The Telecommunications and Internet Federation (TIF) represents the local telecoms industry, which invests more than €500m annually in infrastructure. Tommy McCabe is director of TIF.
What role will telecoms play in enabling Ireland’s economic recovery?
Telecoms is going to be one of the key infrastructures to underpin the growth of the next economy in Ireland and globally.
At our 17th annual conference in October we are going to look at the key areas of the telecoms sector that will help the Irish economy
pull out of this recession, namely broadband.
Ireland has made great strides in broadband in the past few years and 60pc of the population now has broadband access. Broadband has been growing rapidly and now the key difference is the range of choices people have, from cable to satellite and from DSL to mobile. The challenge is getting the country to move to the next-generation networks (NGNs).
Neelie Kroes, European Commissioner for Digital Agenda, will be speaking at the conference alongside Eircom CEO Paul Donovan and hopefully Shane O’Neill of Liberty Global, which owns UPC.
The biggest problem facing NGNs is who exactly is going to pay for these new networks. How can this be resolved?
Who will pay for it is the big question. Our research conducted by Analysys Mason puts it at €2.5bn. The question of who pays for the
infrastructure usually gets caught up in the debate around net neutrality. Firstly, if you build the highways the cars will come goes the old adage. If this infrastructure is built a lot of companies like Google or eBay can utilise the high-speed networks. But who pays for it needs to be looked at, and achieving a fair balance between paying for it and using it needs to be debated.
Another area that needs to be looked at is green technology. The telecoms industry is aware of the need to cut back on CO2 emissions and in the telecoms arena a green agenda needs to be established.
How would you rate the progress of moving towards NGNs by the various providers?
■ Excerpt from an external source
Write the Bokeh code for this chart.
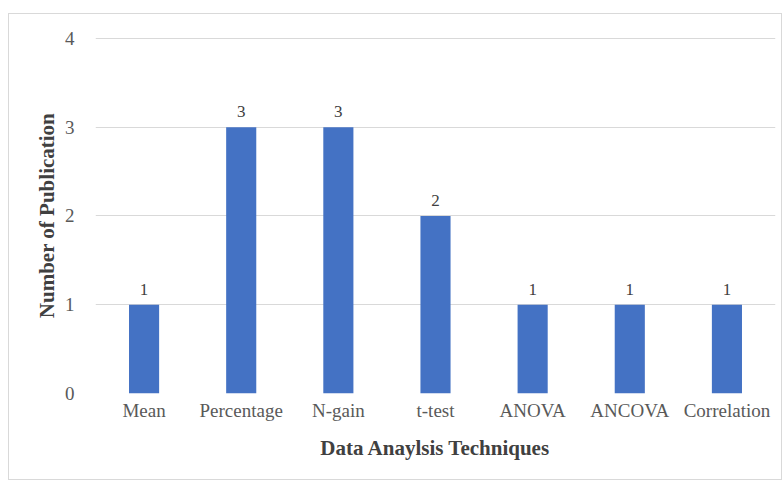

We’ve made very good progress in the provision of broadband in Ireland and by and large, most people who want broadband can get it. For those who can’t, no doubt it is hugely frustrating. That is being tackled by the Government through the National Broadband Scheme (NBS) to ensure everybody can get a minimum standard of broadband connectivity.
In recent months, UPC said it was upgrading its speeds to 150Mbps and Eircom is doing trials in Dublin and Wexford to achieve equivalent speeds.
Mobile technology is moving to give people speeds of between 7.7Mbps and 14.4Mbps and that will keep growing as the technology
improves. All the time the market is looking for the higher speeds and new applications.
Mobile has become an indispensable piece of equipment that everybody must have and the devices are putting pressure to have more bandwidth, like the iPad for example.
The speeds will continue to increase in urban and rural areas and competition in the marketplace will ensure affordable services.
Will competition alone provide the investment needed for NGNs or will Government intervention be necessary?
Competition alone will not drive investment. We need competition but we also need policy in place so that investment is encouraged by the environment. Otherwise, investors will go elsewhere where they can get a better return.
It requires dialogue between the Government, the Regulator, the telecoms companies and I think the goodwill is there all round. The challenge is to realise that into a next-generation infrastructure that delivers what the market wants, delivers a return on investment for investors and competition to take place.